US Sought to Lure Nicolás Maduro’s Pilot
into Betraying the Venezuelan Leader
Joshua Goodman / Associated Press
MIAMI (October 28, 2025) — The federal agent had a daring pitch for Nicolás Maduro’s chief pilot: All he had to do was surreptitiously divert the Venezuelan president’s plane to a place where U.S. authorities could nab the strongman.
In exchange, the agent told the pilot in a clandestine meeting, the aviator would be made a very rich man.
The conversation was tense, and the pilot left noncommittal, though he provided the agent, Edwin Lopez, with his cell number — a sign he might be interested in helping the U.S. government.

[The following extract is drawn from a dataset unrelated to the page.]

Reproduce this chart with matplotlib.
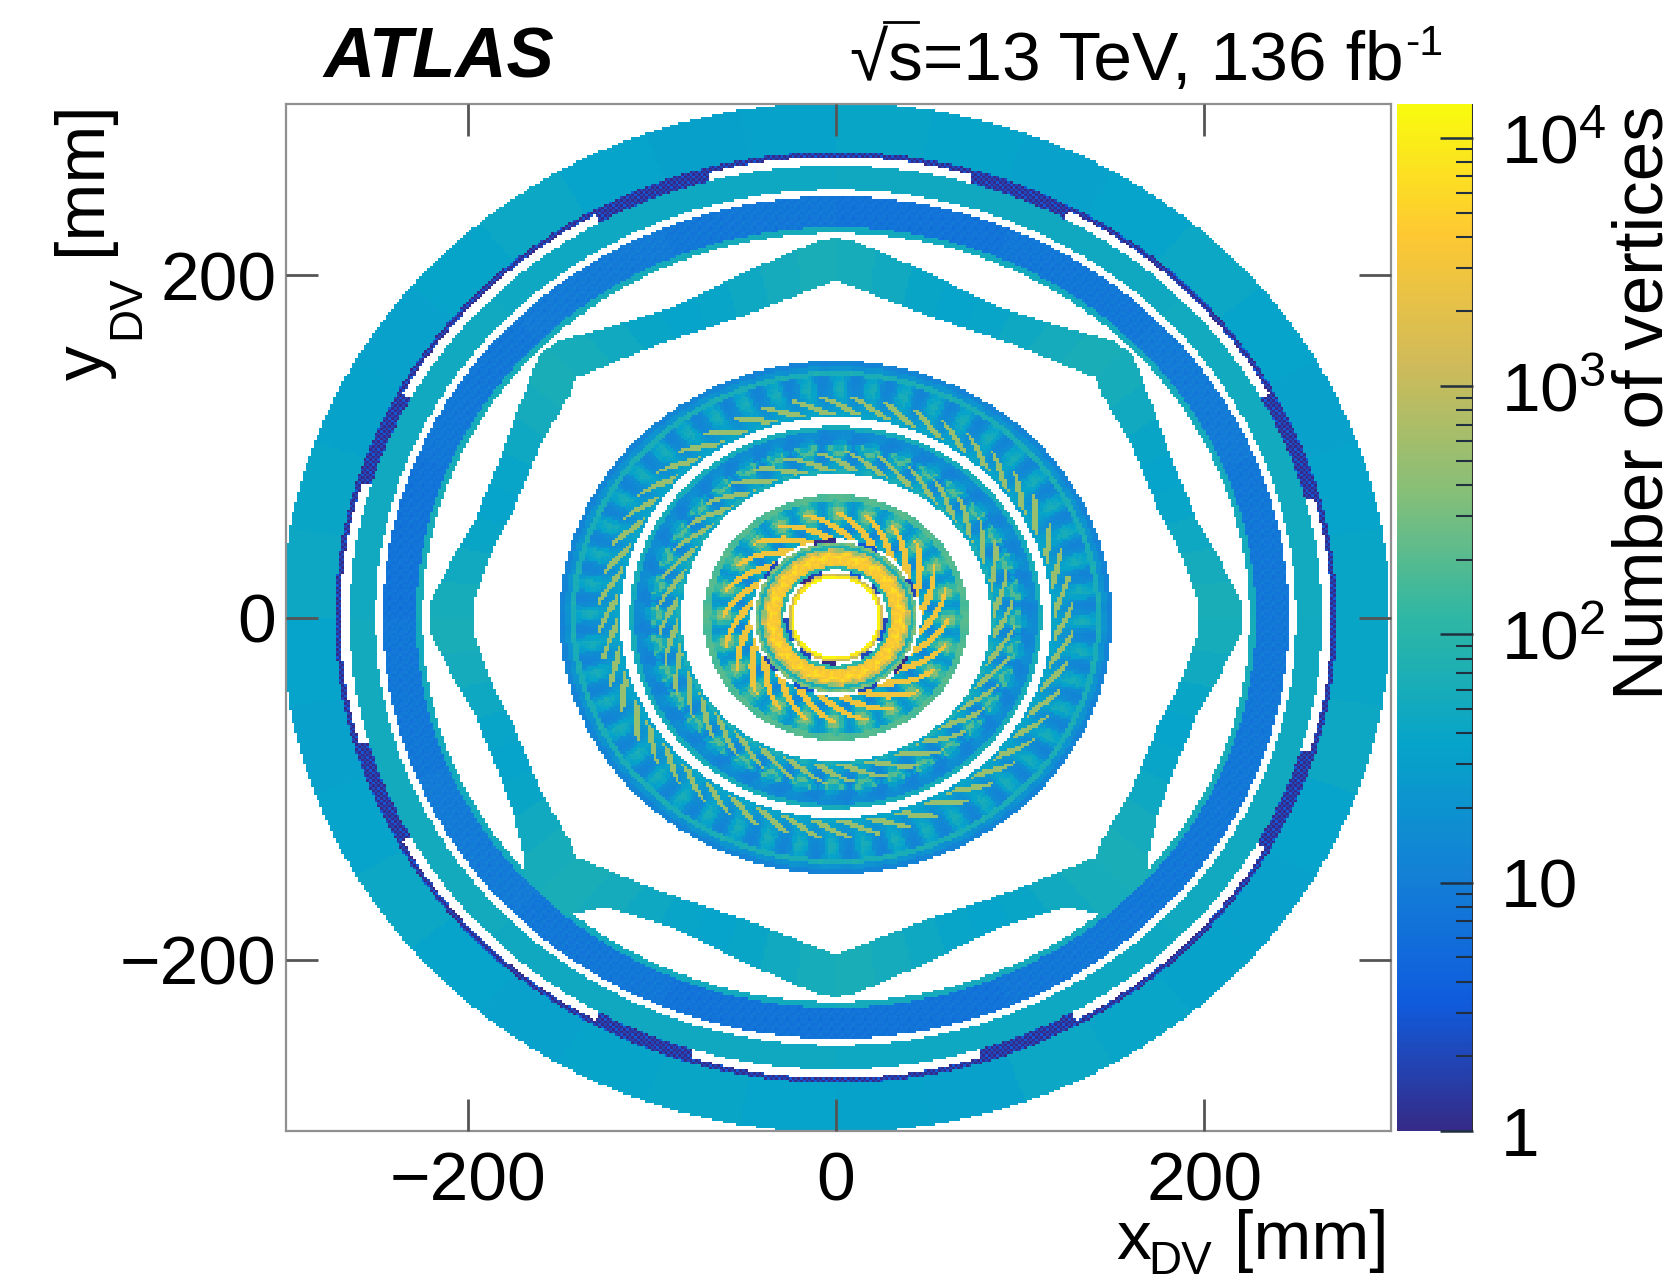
import numpy as np
from matplotlib import pyplot as plt
from matplotlib.colors import LinearSegmentedColormap, LogNorm
from matplotlib.lines import Line2D
from matplotlib.path import Path

plt.rcParams['font.family'] = ['Liberation Sans', 'DejaVu Sans']
plt.rcParams['mathtext.fontset'] = 'custom'
plt.rcParams['mathtext.rm'] = 'Liberation Sans'
plt.rcParams['mathtext.it'] = 'Liberation Sans'
plt.rcParams['mathtext.bf'] = 'Liberation Sans:bold'

W, H = 1674, 1283
N_BINS = 400
RANGE_MM = 300
Z_MIN, Z_MAX = 1, 13700

# ROOT bird palette
BIRD_RED = [0.2082, 0.0592, 0.0780, 0.0232, 0.1802, 0.5301, 0.8186, 0.9956, 0.9764]
BIRD_GREEN = [0.1664, 0.3599, 0.5041, 0.6419, 0.7178, 0.7492, 0.7328, 0.7862, 0.9832]
BIRD_BLUE = [0.5293, 0.8684, 0.8385, 0.7914, 0.6425, 0.4662, 0.3499, 0.1968, 0.0539]

# counts, by angle sector (counter clockwise from +x)
OUTER_RING = [40, 36, 33, 36, 42, 36, 33, 37, 40, 34, 32, 35, 42, 37, 33, 34, 39, 44,
              36, 33, 36, 42, 36, 33, 37, 40, 36, 34, 33, 42, 38, 34, 33, 36, 44, 40]
GREEN_RING = [52, 48, 46, 50, 54, 48, 46, 50]
BLUE_RING = [8, 9, 8, 7, 8, 9, 8, 7, 8, 9, 8, 7, 7, 8, 8, 8]
INNER_GREEN_RING = [56, 54, 58, 60, 54, 52, 56, 60]
OCTANT_VALUES = [62, 56, 46, 38, 36, 40, 50, 60]
DARK_SPECKLE = [[1, 2, 1, 3], [2, 1, 3, 1], [1, 2, 1, 2], [3, 1, 2, 1]]
BLUE_TEXTURE = [[1.0, 1.2, 0.9, 1.1], [0.9, 1.0, 1.3, 0.9], [1.2, 0.9, 1.0, 1.1], [1.0, 1.1, 0.8, 1.0]]

# dark strip at r = 264-269, sectors in degrees (start, stop)
DARK_SECTORS = [(15, 29), (62, 74), (105, 119), (151, 163), (196, 209), (241, 253), (287, 299), (330, 343)]

# octagon outline in mm, quarter from +x to +y, the other quarters mirror it
OCT_OUTER_UP = [(221, 0), (221, 8), (207, 37), (196, 57), (189, 76), (181, 96), (175, 115), (161, 154),
                (150, 162), (125, 169), (89, 181), (47, 203), (9, 220.5), (0, 221.6)]
OCT_OUTER_LOW = [(221, 0), (221, 8), (207, 37), (196, 57), (189, 76), (181, 96), (175, 115), (169, 142),
                 (172, 165), (155, 176), (142, 173), (125, 169), (89, 181), (47, 203), (9, 220.5), (0, 221.6)]
OCT_INNER = [(197, 0), (196, 12), (185, 43), (175, 63), (160, 102), (145, 129), (141, 140),
             (95, 160), (48, 177), (0, 197)]

# repeating cell of each inner ring: rows run from inner to outer radius
RING_A = [[35, 30, 28, 30, 35, 40, 40, 35],
          [28, 24, 22, 24, 28, 32, 32, 30],
          [26, 22, 18, 20, 24, 30, 34, 30],
          [24, 18, 16, 16, 22, 30, 38, 30],
          [30, 18, 15, 14, 18, 36, 55, 42],
          [42, 18, 14, 13, 16, 34, 65, 60],
          [36, 16, 13, 12, 15, 30, 55, 48],
          [28, 16, 13, 12, 15, 24, 42, 36],
          [65, 60, 65, 65, 75, 65, 65, 65],
          [20, 18, 17, 18, 20, 22, 22, 20],
          [12, 12, 11, 12, 13, 13, 13, 12]]
RING_B = [[50, 40, 35, 40, 60, 70, 70, 60],
          [40, 30, 22, 18, 22, 30, 40, 45],
          [30, 22, 16, 14, 16, 22, 30, 35],
          [40, 22, 14, 13, 14, 22, 60, 60],
          [150, 40, 16, 12, 14, 50, 180, 220],
          [60, 150, 30, 14, 30, 170, 60, 50],
          [25, 14, 13, 12, 13, 30, 30, 25],
          [13, 12, 11, 12, 16, 18, 20, 16],
          [15, 14, 13, 14, 16, 16, 16, 15],
          [60, 55, 50, 55, 60, 60, 60, 60]]
RING_C = [[40, 30, 20, 15, 20, 30, 45, 50],
          [45, 25, 14, 13, 16, 30, 60, 70],
          [90, 40, 20, 16, 20, 40, 90, 120],
          [250, 90, 30, 22, 30, 90, 250, 320],
          [300, 120, 35, 20, 30, 110, 300, 380],
          [120, 60, 30, 22, 28, 50, 110, 150],
          [200, 190, 170, 150, 170, 190, 200, 210]]
RING_D = [[90, 80, 110, 130, 90, 80, 110, 130],
          [2800, 3800, 4500, 3800, 2800, 2000, 2400, 2600],
          [3800, 5000, 4500, 3200, 3800, 5500, 5000, 3800],
          [5500, 4500, 3200, 3800, 5000, 6500, 7000, 6500],
          [3000, 3800, 5000, 6500, 4500, 3000, 2200, 2500],
          [700, 1200, 2000, 1500, 800, 500, 400, 500],
          [70, 80, 90, 100, 80, 70, 60, 70],
          [300, 300, 400, 400, 300, 200, 200, 300]]
HOLE_RIM = [11000, 9000, 12000, 8000, 10000, 12000, 9000, 11000]
HOLE_RIM_2 = [1500, 1000, 1800, 1200, 900, 1600, 1100, 1400]
# 0 means an empty bin
INNER_GAP = [0, 0, 2, 0, 3, 0, 0, 2, 1, 0, 0, 0, 2, 3, 0, 2, 0, 1, 0, 0, 2, 0, 3, 2]
MID_GAP = [0, 2, 0, 0, 3, 0, 1, 0, 0, 2, 0, 0, 0, 0, 2, 0, 3, 0, 0, 2, 0, 1, 0, 0]

# gold blades: r_start, r_stop, angle swept (deg), blades, blade width (part of a period), count
BLADES_A = (119, 129, 10, 48, 0.5, 500)
BLADES_B = (86, 97, 15, 36, 0.5, 500)
BLADES_C = (46, 62, 28, 24, 0.55, 2800)

X_TICKS = [-200, 0, 200]
Y_TICKS = [-200, 0, 200]
TICK_LABELS = ['\u2212200', '0', '200']
CB_MAJOR = [1, 10, 100, 1000, 10000]
CB_LABELS = ['1', '10', r'10$^{2}$', r'10$^{3}$', r'10$^{4}$']
CB_MINOR = [2, 3, 4, 5, 6, 7, 8, 9, 20, 30, 40, 50, 60, 70, 80, 90, 200, 300, 400, 500,
            600, 700, 800, 900, 2000, 3000, 4000, 5000, 6000, 7000, 8000, 9000]


def px(x, y):
    return x / W, 1 - y / H


edges = np.linspace(-RANGE_MM, RANGE_MM, N_BINS + 1)
centers = (edges[:-1] + edges[1:]) / 2
X, Y = np.meshgrid(centers, centers)
R = np.hypot(X, Y)
PHI = np.degrees(np.arctan2(Y, X)) % 360
IY, IX = np.indices(X.shape)
counts = np.full(X.shape, np.nan)


def fill_band(r_in, r_out, values):
    values = np.asarray(values, dtype=float)
    mask = (R >= r_in) & (R < r_out)
    idx = (PHI / 360 * len(values)).astype(int) % len(values)
    counts[mask] = values[idx[mask]]


def fill_cell(r_in, r_out, n_periods, cell):
    cell = np.asarray(cell, dtype=float)
    mask = (R >= r_in) & (R < r_out)
    rows = np.clip(((R - r_in) / (r_out - r_in) * cell.shape[0]).astype(int), 0, cell.shape[0] - 1)
    cols = ((PHI * n_periods / 360) % 1 * cell.shape[1]).astype(int) % cell.shape[1]
    counts[mask] = cell[rows[mask], cols[mask]]


def fill_blades(r_start, r_stop, sweep, n_blades, width, value):
    u = (R - r_start) / (r_stop - r_start)
    frac = ((PHI - sweep * u) * n_blades / 360) % 1
    mask = (u >= 0) & (u < 1) & (frac < width * (1 - 0.5 * u))
    counts[mask] = value


def quadrant_mask(up_points, low_points):
    # walk round the four quarters
    up = np.array(up_points, dtype=float)
    low = np.array(low_points, dtype=float)
    verts = np.vstack([up, up[::-1] * [-1, 1], low * [-1, -1], low[::-1] * [1, -1]])
    return Path(verts).contains_points(np.column_stack([X.ravel(), Y.ravel()])).reshape(X.shape)


# outer rings
fill_band(272, 301, OUTER_RING)
tile = np.array(DARK_SPECKLE, dtype=float)[IY % 4, IX % 4]
dark = (R >= 269) & (R < 272)
counts[dark] = tile[dark]
for a, b in DARK_SECTORS:
    m = (R >= 264) & (R < 269) & (PHI >= a) & (PHI < b)
    counts[m] = tile[m]
fill_band(250, 264, GREEN_RING)
fill_band(228, 246, BLUE_RING)
m = (R >= 228) & (R < 246)
counts[m] = counts[m] * np.array(BLUE_TEXTURE)[IY % 4, IX % 4][m]
fill_band(224.5, 228, INNER_GREEN_RING)

# octagon, the two lower corners run into the rings
octagon = quadrant_mask(OCT_OUTER_UP, OCT_OUTER_LOW) & ~quadrant_mask(OCT_INNER, OCT_INNER)
octagon &= ~((R >= 228) & (Y < 0))
octagon_idx = (PHI / 45 * len(OCTANT_VALUES)).astype(int) % len(OCTANT_VALUES)
counts[octagon] = np.array(OCTANT_VALUES, dtype=float)[octagon_idx[octagon]]

# inner layers
fill_cell(117, 150, 48, RING_A)
fill_blades(*BLADES_A)
fill_cell(84, 112, 36, RING_B)
fill_blades(*BLADES_B)
fill_cell(46, 72, 24, RING_C)
fill_blades(*BLADES_C)
fill_band(44, 46, MID_GAP)
fill_cell(28, 44, 24, RING_D)
fill_band(26, 28, INNER_GAP)
fill_band(24.5, 26, HOLE_RIM_2)
fill_band(23, 24.5, HOLE_RIM)
counts[counts == 0] = np.nan

bird = LinearSegmentedColormap.from_list('bird', list(zip(BIRD_RED, BIRD_GREEN, BIRD_BLUE)), N=255)

fig = plt.figure(figsize=(W / 100, H / 100), dpi=100)
left, right, top, bottom = 286, 1391, 104, 1131
ax = fig.add_axes([left / W, 1 - bottom / H, (right - left) / W, (bottom - top) / H])
mesh = ax.pcolormesh(edges, edges, np.ma.masked_invalid(counts), cmap=bird, norm=LogNorm(Z_MIN, Z_MAX), linewidth=0)
ax.set_xlim(-298.6, 301.4)
ax.set_ylim(-RANGE_MM, RANGE_MM)
ax.set_xticks(X_TICKS, TICK_LABELS)
ax.set_yticks(Y_TICKS, TICK_LABELS)
ax.tick_params(direction='in', top=True, right=True, length=23, width=2, color='#555555',
               labelsize=50, labelcolor='black')
ax.tick_params(axis='x', pad=14)
ax.tick_params(axis='y', pad=7)
ax.set_axisbelow(False)
for s in ax.spines.values():
    s.set_color('#909090')
    s.set_linewidth(1.6)

cax = fig.add_axes([1397 / W, 1 - bottom / H, (1473 - 1397) / W, (bottom - top) / H])
cb = fig.colorbar(mesh, cax=cax)
cb.outline.set_visible(False)
cb.set_ticks(CB_MAJOR, labels=CB_LABELS)
cax.yaxis.set_ticks(CB_MINOR, minor=True)
cax.yaxis.set_ticklabels([], minor=True)
cax.tick_params(which='major', direction='in', right=True, left=False, length=24, width=1.8,
                color='#203040', labelsize=50, pad=20)
cax.tick_params(which='minor', direction='in', right=True, left=False, length=12, width=1.5, color='#203040')
cax.axvline(1, color='#303030', lw=2.2)

fig.text(*px(323, 78), 'ATLAS', fontsize=51, fontweight='bold', fontstyle='italic', ha='left', va='baseline')
fig.text(*px(1404, 80), '\u221as=13 TeV, 136 fb', fontsize=50, ha='right', va='baseline')
fig.text(*px(1405, 55), '-1', fontsize=31, ha='left', va='baseline')
fig.add_artist(Line2D([884 / W, 918 / W], [1 - 22 / H, 1 - 22 / H], color='black', lw=2))

# axis titles are built from parts, the subscripts sit low in the original
fig.text(*px(1116, 1259), 'x', fontsize=50, ha='left', va='baseline')
fig.text(*px(1148, 1274), 'DV', fontsize=33, ha='left', va='baseline')
fig.text(*px(1389, 1259), '[mm]', fontsize=50, ha='right', va='baseline')
fig.text(*px(100, 100), '[mm]', fontsize=50, rotation=90, ha='right', va='baseline', rotation_mode='anchor')
fig.text(*px(139, 275), 'DV', fontsize=33, rotation=90, ha='right', va='baseline', rotation_mode='anchor')
fig.text(*px(103, 345), 'y', fontsize=50, rotation=90, ha='right', va='baseline', rotation_mode='anchor')
fig.text(*px(1645, 105), 'Number of vertices', fontsize=51, rotation=90, ha='center', va='top')

fig.savefig('out.png', dpi=100)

Over the next 16 months, even after retiring from his government job in July, Lopez kept at it, chatting with the pilot over an encrypted messaging app.
The untold, intrigue-filled saga of how Lopez tried to flip the pilot has all the elements of a Cold War spy thriller — luxury private jets, a secret meeting at an airport hangar, high-stakes diplomacy and the delicate wooing of a key Maduro lieutenant. There was even a final machination aimed at rattling the Venezuelan president about the pilot’s true loyalties.
More broadly, the scheme reveals the extent — and often slap-dash fashion — to which the U.S. has for years sought to topple Maduro, who it blames for destroying the oil-rich nation’s democracy while providing a lifeline to drug traffickers, terrorist groups and communist-run Cuba.
Since returning to the White House, Donald Trump has taken an even harder line. This summer, the president has deployed thousands of troops, attack helicopters and warships to the Caribbean to attack fishing boats suspected of smuggling cocaine out of Venezuela. In 13 strikes, including a few in the eastern Pacific Ocean, the U.S. military has killed at least 57 people.
This month, Trump authorized the CIA to conduct covert actions inside Venezuela, and the U.S. government has also doubled the bounty for Maduro’s capture on federal narco-trafficking charges, a move that Lopez sought to leverage in a text message to the pilot.
“I’m still waiting for your answer,” Lopez wrote the pilot on Aug. 7, attaching a link to a Justice Department press release announcing the reward had risen to $50 million.